**Items**
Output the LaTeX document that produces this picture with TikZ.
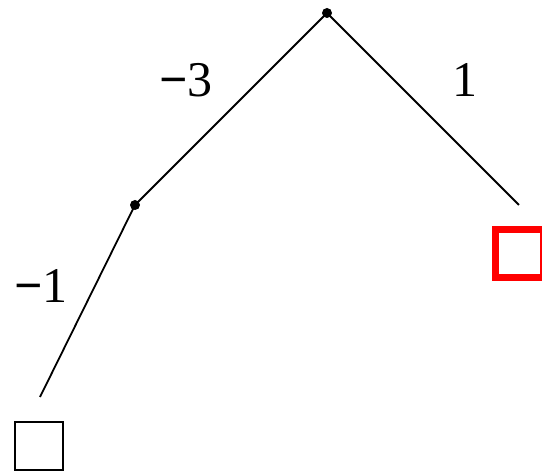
\documentclass[tikz,border=0pt]{standalone}
\usepackage{fontspec}
\setmainfont{Liberation Serif}
\usetikzlibrary{positioning}
\definecolor{cred}{RGB}{255,0,0}
\begin{document}
\begin{tikzpicture}[x=1pt,y=-1pt,
  edge/.style={line width=1.8pt},
  dot/.style={circle,fill=black,inner sep=0pt,minimum size=10pt},
  leaf/.style={draw,inner sep=0pt,minimum size=48pt},
  wt/.style={font=\fontsize{50}{50}\selectfont,inner sep=0pt},
]
\useasboundingbox (0,0) rectangle (542,473);

% ===== tree =====
\node[dot] (root) at (327,13) {};
\node[dot] (mid) at (135,205) {};
\coordinate (endl) at (40,397);
\coordinate (endr) at (519,205);
\draw[edge] (root.center)--(mid.center);
\draw[edge] (mid.center)--(endl);
\draw[edge] (root.center)--(endr);

% ===== leaves =====
\node[leaf,line width=1.8pt] (leafl) at (39,446) {};
\node[leaf,draw=cred,line width=7pt] (leafr) at (519,253.5) {};

% ===== weights =====
\node[wt] (wa) at (186,80) {\textbf{−}3};
\node[wt] (wb) at (465,80) {1};
\node[wt] (wc) at (41,286) {\textbf{−}1};
\end{tikzpicture}
\end{document}
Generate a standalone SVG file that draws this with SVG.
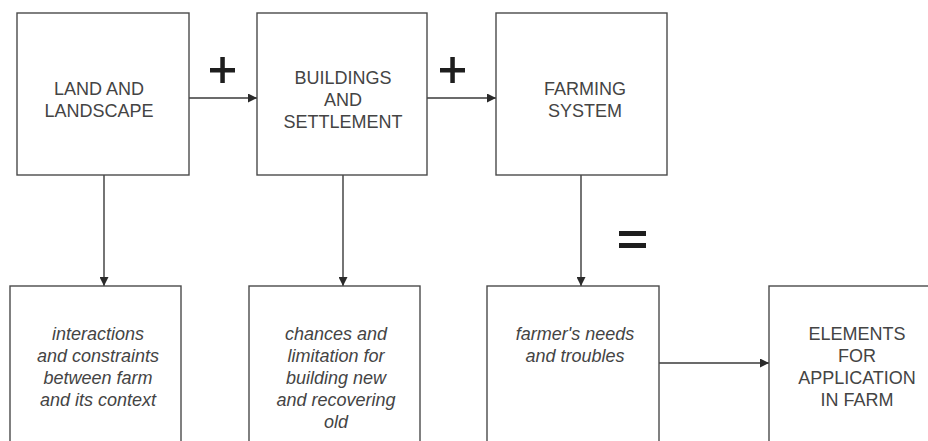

**Task description**
In the material above, how many lines hold the word "this"? Say only the number.

**Expected answer**
2